WHAT YOU HAVE TO DO.
Your task is to copy the listing exactly, with the pictures left out.

DATA EXCERPT.
»»
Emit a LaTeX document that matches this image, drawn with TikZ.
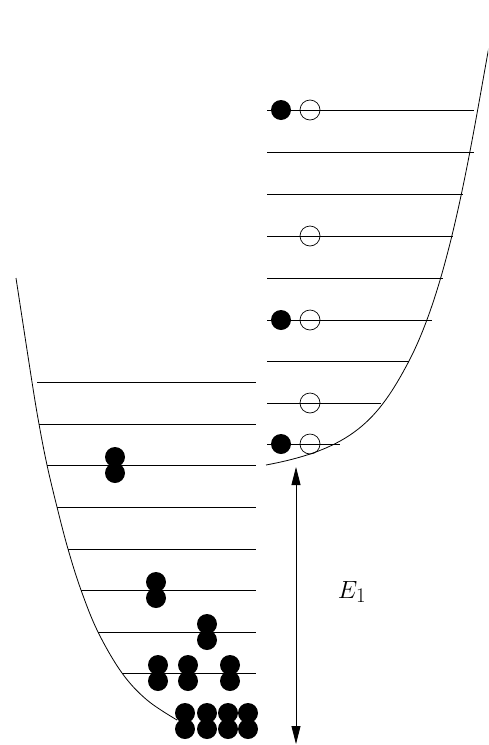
\documentclass[tikz,border=0pt]{standalone}
\usetikzlibrary{arrows.meta}
\begin{document}
\begin{tikzpicture}[x=1pt,y=-1pt,
  wall/.style={line width=0.8pt},
  level/.style={line width=0.8pt},
  fdot/.style={circle,fill=black,inner sep=0pt,minimum size=20pt},
  hdot/.style={circle,draw=black,line width=0.7pt,inner sep=0pt,minimum size=20pt},
  gap/.style={line width=0.8pt,{Triangle[length=18pt,width=9pt]}-{Triangle[length=18pt,width=9pt]}},
  lab/.style={font=\fontsize{28}{30}\selectfont}]
\useasboundingbox (0,0) rectangle (488,745);
\begin{scope}
\clip (0,0) rectangle (488,745);
% left well
\draw[wall] plot[smooth,tension=0.6] coordinates {(16,278) (32,382) (39,424) (47,465) (57,507) (68,549) (81,590) (98,632) (122,673) (147,700) (177,720)};
\foreach \xs/\y in {37/382,39/424,47/465,57/507,68/549,81/590,98/632,122/673}
  \draw[level] (\xs,\y) -- (256,\y);
% right well
\draw[wall] (266,465) .. controls (352,449) and (378,420) .. (409,361)
                      .. controls (449,284) and (470,152) .. (488,52)
                      -- (492,30);
\foreach \xe/\y in {474/110,474/152,463/194,453/236,443/278,432/320,409/361,381/403,340/444}
  \draw[level] (267,\y) -- (\xe,\y);
\end{scope}
% left electrons (pairs)
\foreach \n/\x/\y in {p1/115/465,p2/156/590,p3/207/632,p4/158/673,p5/188/673,p6/230/673,p7/185/721,p8/207/721,p9/228/721,p10/248/721}{
  \node[fdot] (\n a) at (\x,\y-8) {};
  \node[fdot] (\n b) at (\x,\y+8) {};
}
% right electrons and holes
\node[fdot] (e1) at (281,110) {};
\node[hdot] (h1) at (310,110) {};
\node[hdot] (h2) at (310,236) {};
\node[fdot] (e2) at (281,320) {};
\node[hdot] (h3) at (310,320) {};
\node[hdot] (h4) at (310,403) {};
\node[fdot] (e3) at (281,444) {};
\node[hdot] (h5) at (310,444) {};
% energy gap arrow
\coordinate (gtop) at (296,467);
\coordinate (gbot) at (296,744);
\draw[gap] (gtop) -- (gbot);
\node[lab] (E1) at (352,592) {$E_1$};
\end{tikzpicture}
\end{document}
««
RESULT OF THE EXERCISE.
Emit a LaTeX document that matches this image, drawn with TikZ.
\documentclass[tikz,border=0pt]{standalone}
\usetikzlibrary{arrows.meta}
\begin{document}
\begin{tikzpicture}[x=1pt,y=-1pt,
  wall/.style={line width=0.8pt},
  level/.style={line width=0.8pt},
  fdot/.style={circle,fill=black,inner sep=0pt,minimum size=20pt},
  hdot/.style={circle,draw=black,line width=0.7pt,inner sep=0pt,minimum size=20pt},
  gap/.style={line width=0.8pt,{Triangle[length=18pt,width=9pt]}-{Triangle[length=18pt,width=9pt]}},
  lab/.style={font=\fontsize{28}{30}\selectfont}]
\useasboundingbox (0,0) rectangle (488,745);
\begin{scope}
\clip (0,0) rectangle (488,745);
% left well
\draw[wall] plot[smooth,tension=0.6] coordinates {(16,278) (32,382) (39,424) (47,465) (57,507) (68,549) (81,590) (98,632) (122,673) (147,700) (177,720)};
\foreach \xs/\y in {37/382,39/424,47/465,57/507,68/549,81/590,98/632,122/673}
  \draw[level] (\xs,\y) -- (256,\y);
% right well
\draw[wall] (266,465) .. controls (352,449) and (378,420) .. (409,361)
                      .. controls (449,284) and (470,152) .. (488,52)
                      -- (492,30);
\foreach \xe/\y in {474/110,474/152,463/194,453/236,443/278,432/320,409/361,381/403,340/444}
  \draw[level] (267,\y) -- (\xe,\y);
\end{scope}
% left electrons (pairs)
\foreach \n/\x/\y in {p1/115/465,p2/156/590,p3/207/632,p4/158/673,p5/188/673,p6/230/673,p7/185/721,p8/207/721,p9/228/721,p10/248/721}{
  \node[fdot] (\n a) at (\x,\y-8) {};
  \node[fdot] (\n b) at (\x,\y+8) {};
}
% right electrons and holes
\node[fdot] (e1) at (281,110) {};
\node[hdot] (h1) at (310,110) {};
\node[hdot] (h2) at (310,236) {};
\node[fdot] (e2) at (281,320) {};
\node[hdot] (h3) at (310,320) {};
\node[hdot] (h4) at (310,403) {};
\node[fdot] (e3) at (281,444) {};
\node[hdot] (h5) at (310,444) {};
% energy gap arrow
\coordinate (gtop) at (296,467);
\coordinate (gbot) at (296,744);
\draw[gap] (gtop) -- (gbot);
\node[lab] (E1) at (352,592) {$E_1$};
\end{tikzpicture}
\end{document}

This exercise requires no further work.